This isn't really answering your question but a TitleCase() method has been in the .NET Framework for some time... check out the TextInfo class: http://msdn.microsoft.com/en-us/library/system.globalization.textinfo.totitlecase.aspx

Kane
For the string `TITLECASEIT` it doesn't work. For `tITLEcaseit` it would lower everything and uppercase the first letter. So in short, I guess this method is useless to me, unless the tolerance is `0%`
BrunoLM
+2  A: 
public static string ToTitleCase(this string str, double preserve)
{
    return string.Join(" ",
        str.Split(' ')
           .Select(s => s.Length == 0 ? s : char.ToUpper(s[0]) + ((s.Count(c => char.IsUpper(c)) / (double)s.Length * 100) > preserve ? s.Substring(1).ToLower() : s.Substring(1)))
           .ToArray());
}

(And don't forget to remove that final ToArray call if you're using .NET 4.)

LukeH
Worse, I'm getting `3000` ticks (after the first time). My method runs at `300` ticks after the first time.
BrunoLM
@Bruno: Really? In my tests it runs 4x *faster* than your version (even after I added the extra check to stop it crashing on empty strings).
LukeH
@Luke: How are you testing? I've posted the my full code, which shows an implementation of `Stopwatch with lambda` http://stackoverflow.com/questions/232848/wrapping-stopwatch-timing-with-a-delegate-or-lambda/232870#232870
BrunoLM
@Luke: Oops, my mistake, I didn't change my method, I've tested it inline which fell in the problem of `first time run`. Sorry. Thanks for the code.
BrunoLM
@Luke: Do you have any idea why the first time takes so much time to execute?
BrunoLM
@Bruno: It's almost certainly because the jitter is compiling the method on first use.

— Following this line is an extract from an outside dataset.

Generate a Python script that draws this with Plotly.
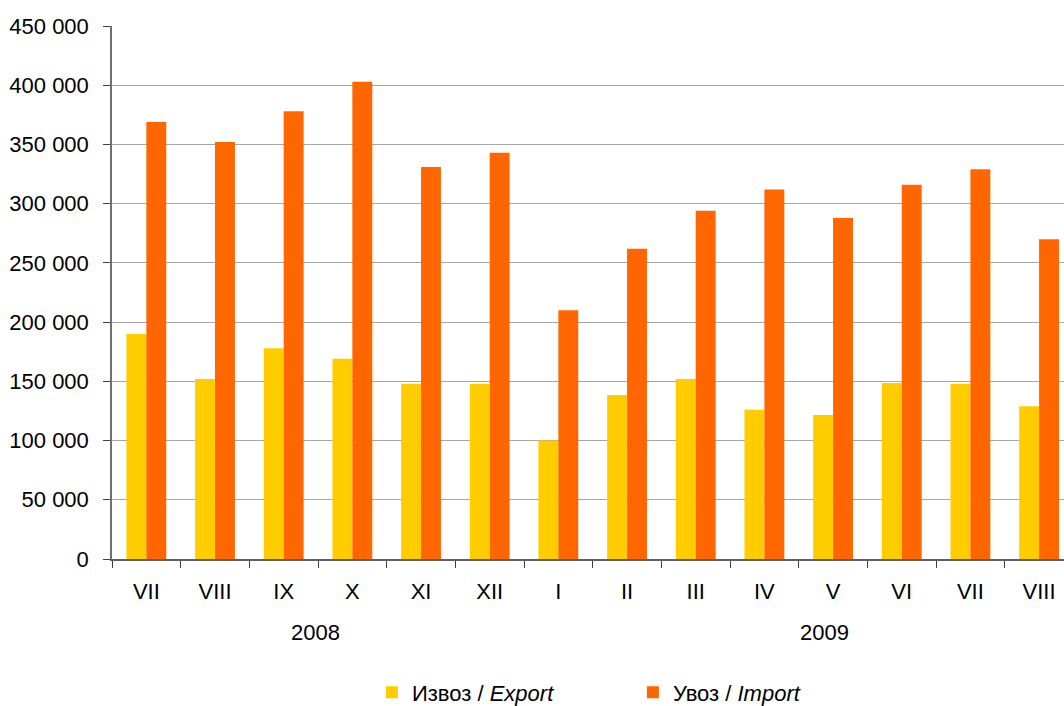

Is that really a problem for you? If so you could consider calling the method once at app startup, causing it to be jitted then. Or take a look at NGen: http://msdn.microsoft.com/en-us/library/6t9t5wcf.aspx
LukeH
I don´t believe it´s the JIT. I believe it´s the LINQ building the expression for the first time.
Augusto Radtke
@Augusto: This is LINQ-to-Objects. There is no expression that needs building at run-time.
LukeH
Since I can remove extra spaces I changed the split to `.Split(new char[] { ' ' }, StringSplitOptions.RemoveEmptyEntries)` which fixed crashes due to empty string `IndexOutOfRangeException`. Thanks for the hints.
BrunoLM